Task to carry out |
Copy out the material below in full, but not its images.

"""

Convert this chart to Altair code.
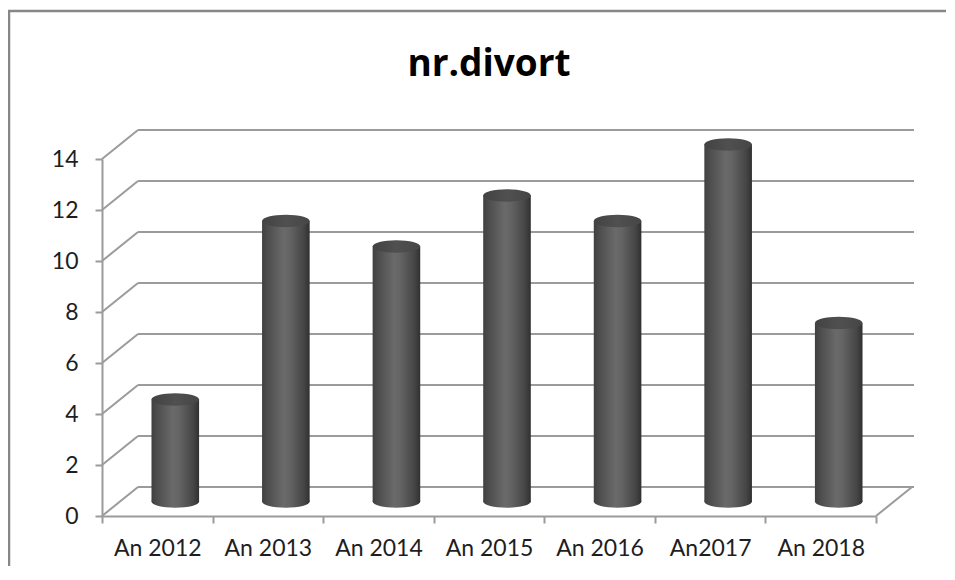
import altair as alt
import pandas as pd

# ---- data ----
categories = ["An 2012", "An 2013", "An 2014", "An 2015", "An 2016", "An2017", "An 2018"]
values = [4, 11, 10, 12, 11, 14, 7]
grid_values = [0, 2, 4, 6, 8, 10, 12, 14]
title_text = "nr.divort"

# ---- layout / style constants ----
W, H = 774, 357
DX, DY = 36, -29          # depth offset of the back wall
CYL_W = 47.6
GRAY = "#9b9b9b"
FONT = "Lato"
TXT = "#1e1e1e"
PAD_R = 70

bars = pd.DataFrame({"cat": categories, "v": values, "v0": [0] * len(values)})
grid = pd.DataFrame({"v": grid_values})
floor = pd.DataFrame({"v": [0]})
one = pd.DataFrame({"k": [0]})

yscale = alt.Scale(domain=[0, 14], nice=False, zero=True)
yaxis = alt.Axis(
    title=None, values=grid_values, grid=False,
    domainColor=GRAY, domainWidth=2, tickColor=GRAY, tickWidth=2, tickSize=7,
    labelFont=FONT, labelFontSize=23, labelColor=TXT, labelPadding=17,
)
Y = alt.Y("v:Q", scale=yscale, axis=yaxis)
Y0 = alt.Y("v0:Q", scale=yscale, axis=yaxis)

xscale = alt.Scale(domain=categories, paddingInner=0, paddingOuter=0)
xaxis = alt.Axis(
    title=None, labelAngle=0, tickBand="extent",
    domainColor=GRAY, domainWidth=2, tickColor=GRAY, tickWidth=2, tickSize=7,
    labelFont=FONT, labelFontSize=23, labelColor=TXT, labelPadding=14,
)
X = alt.X("cat:N", sort=categories, scale=xscale, axis=xaxis)

body_grad = alt.Gradient(
    gradient="linear", x1=0, x2=1, y1=0, y2=0,
    stops=[
        alt.GradientStop(offset=0, color="#404040"),
        alt.GradientStop(offset=0.12, color="#4d4d4d"),
        alt.GradientStop(offset=0.45, color="#6a6a6a"),
        alt.GradientStop(offset=0.58, color="#646464"),
        alt.GradientStop(offset=0.88, color="#454545"),
        alt.GradientStop(offset=1, color="#303030"),
    ],
)
top_grad = alt.Gradient(
    gradient="linear", x1=0, x2=1, y1=0, y2=0,
    stops=[
        alt.GradientStop(offset=0, color="#424242"),
        alt.GradientStop(offset=0.5, color="#505050"),
        alt.GradientStop(offset=1, color="#464646"),
    ],
)
ELL = "M-1,0 A1,0.26 0 1,1 1,0 A1,0.26 0 1,1 -1,0 Z"

# back wall horizontal gridlines
back = alt.Chart(grid).mark_rule(color=GRAY, strokeWidth=2, yOffset=DY).encode(
    x=alt.value(DX), x2=alt.value(W + DX + 2), y=Y
)
# left side-wall diagonals
side = alt.Chart(grid).mark_rule(color=GRAY, strokeWidth=2, y2Offset=DY).encode(
    x=alt.value(0), x2=alt.value(DX), y=Y, y2=alt.Y2("v")
)
# floor right edge
floor_r = alt.Chart(floor).mark_rule(color=GRAY, strokeWidth=2, y2Offset=DY).encode(
    x=alt.value(W), x2=alt.value(W + DX), y=Y, y2=alt.Y2("v")
)

bottom_ell = alt.Chart(bars).mark_point(
    shape=ELL, size=CYL_W ** 2, filled=True, fill=body_grad, strokeWidth=0,
    opacity=1, xOffset=DX / 2, yOffset=DY / 2,
).encode(x=X, y=Y0)
body = alt.Chart(bars).mark_bar(
    width=CYL_W, fill=body_grad, xOffset=DX / 2, yOffset=DY / 2, y2Offset=DY / 2,
).encode(x=X, y=Y)
top_ell = alt.Chart(bars).mark_point(
    shape=ELL, size=CYL_W ** 2, filled=True, fill=top_grad, strokeWidth=0,
    opacity=1, xOffset=DX / 2, yOffset=DY / 2,
).encode(x=X, y=Y)

# outer chart border: only its top and left edges fall inside the picture
border = alt.Chart(one).mark_rect(
    fillOpacity=0, stroke="#878787", strokeWidth=2.5
).encode(
    x=alt.value(-93), x2=alt.value(W + PAD_R + 30),
    y=alt.value(-148), y2=alt.value(H + 90),
)

chart = alt.layer(
    back, side, floor_r, bottom_ell, body, top_ell, border
).properties(
    width=W, height=H,
    background="white",
    title=alt.TitleParams(
        title_text, font="Open Sans", fontSize=37, fontWeight="bold", color="black",
        anchor="middle", frame="group", baseline="alphabetic", offset=-103,
    ),
    autosize=alt.AutoSizeParams(type="none"),
    padding={"left": 94, "top": 151, "right": PAD_R, "bottom": 50},
).configure_view(strokeWidth=0)

chart.save("out.html", embed_options={"renderer": "svg", "actions": False})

"""

Task output |
Convert this chart to Altair code.
import altair as alt
import pandas as pd

# ---- data ----
categories = ["An 2012", "An 2013", "An 2014", "An 2015", "An 2016", "An2017", "An 2018"]
values = [4, 11, 10, 12, 11, 14, 7]
grid_values = [0, 2, 4, 6, 8, 10, 12, 14]
title_text = "nr.divort"

# ---- layout / style constants ----
W, H = 774, 357
DX, DY = 36, -29          # depth offset of the back wall
CYL_W = 47.6
GRAY = "#9b9b9b"
FONT = "Lato"
TXT = "#1e1e1e"
PAD_R = 70

bars = pd.DataFrame({"cat": categories, "v": values, "v0": [0] * len(values)})
grid = pd.DataFrame({"v": grid_values})
floor = pd.DataFrame({"v": [0]})
one = pd.DataFrame({"k": [0]})

yscale = alt.Scale(domain=[0, 14], nice=False, zero=True)
yaxis = alt.Axis(
    title=None, values=grid_values, grid=False,
    domainColor=GRAY, domainWidth=2, tickColor=GRAY, tickWidth=2, tickSize=7,
    labelFont=FONT, labelFontSize=23, labelColor=TXT, labelPadding=17,
)
Y = alt.Y("v:Q", scale=yscale, axis=yaxis)
Y0 = alt.Y("v0:Q", scale=yscale, axis=yaxis)

xscale = alt.Scale(domain=categories, paddingInner=0, paddingOuter=0)
xaxis = alt.Axis(
    title=None, labelAngle=0, tickBand="extent",
    domainColor=GRAY, domainWidth=2, tickColor=GRAY, tickWidth=2, tickSize=7,
    labelFont=FONT, labelFontSize=23, labelColor=TXT, labelPadding=14,
)
X = alt.X("cat:N", sort=categories, scale=xscale, axis=xaxis)

body_grad = alt.Gradient(
    gradient="linear", x1=0, x2=1, y1=0, y2=0,
    stops=[
        alt.GradientStop(offset=0, color="#404040"),
        alt.GradientStop(offset=0.12, color="#4d4d4d"),
        alt.GradientStop(offset=0.45, color="#6a6a6a"),
        alt.GradientStop(offset=0.58, color="#646464"),
        alt.GradientStop(offset=0.88, color="#454545"),
        alt.GradientStop(offset=1, color="#303030"),
    ],
)
top_grad = alt.Gradient(
    gradient="linear", x1=0, x2=1, y1=0, y2=0,
    stops=[
        alt.GradientStop(offset=0, color="#424242"),
        alt.GradientStop(offset=0.5, color="#505050"),
        alt.GradientStop(offset=1, color="#464646"),
    ],
)
ELL = "M-1,0 A1,0.26 0 1,1 1,0 A1,0.26 0 1,1 -1,0 Z"

# back wall horizontal gridlines
back = alt.Chart(grid).mark_rule(color=GRAY, strokeWidth=2, yOffset=DY).encode(
    x=alt.value(DX), x2=alt.value(W + DX + 2), y=Y
)
# left side-wall diagonals
side = alt.Chart(grid).mark_rule(color=GRAY, strokeWidth=2, y2Offset=DY).encode(
    x=alt.value(0), x2=alt.value(DX), y=Y, y2=alt.Y2("v")
)
# floor right edge
floor_r = alt.Chart(floor).mark_rule(color=GRAY, strokeWidth=2, y2Offset=DY).encode(
    x=alt.value(W), x2=alt.value(W + DX), y=Y, y2=alt.Y2("v")
)

bottom_ell = alt.Chart(bars).mark_point(
    shape=ELL, size=CYL_W ** 2, filled=True, fill=body_grad, strokeWidth=0,
    opacity=1, xOffset=DX / 2, yOffset=DY / 2,
).encode(x=X, y=Y0)
body = alt.Chart(bars).mark_bar(
    width=CYL_W, fill=body_grad, xOffset=DX / 2, yOffset=DY / 2, y2Offset=DY / 2,
).encode(x=X, y=Y)
top_ell = alt.Chart(bars).mark_point(
    shape=ELL, size=CYL_W ** 2, filled=True, fill=top_grad, strokeWidth=0,
    opacity=1, xOffset=DX / 2, yOffset=DY / 2,
).encode(x=X, y=Y)

# outer chart border: only its top and left edges fall inside the picture
border = alt.Chart(one).mark_rect(
    fillOpacity=0, stroke="#878787", strokeWidth=2.5
).encode(
    x=alt.value(-93), x2=alt.value(W + PAD_R + 30),
    y=alt.value(-148), y2=alt.value(H + 90),
)

chart = alt.layer(
    back, side, floor_r, bottom_ell, body, top_ell, border
).properties(
    width=W, height=H,
    background="white",
    title=alt.TitleParams(
        title_text, font="Open Sans", fontSize=37, fontWeight="bold", color="black",
        anchor="middle", frame="group", baseline="alphabetic", offset=-103,
    ),
    autosize=alt.AutoSizeParams(type="none"),
    padding={"left": 94, "top": 151, "right": PAD_R, "bottom": 50},
).configure_view(strokeWidth=0)

chart.save("out.html", embed_options={"renderer": "svg", "actions": False})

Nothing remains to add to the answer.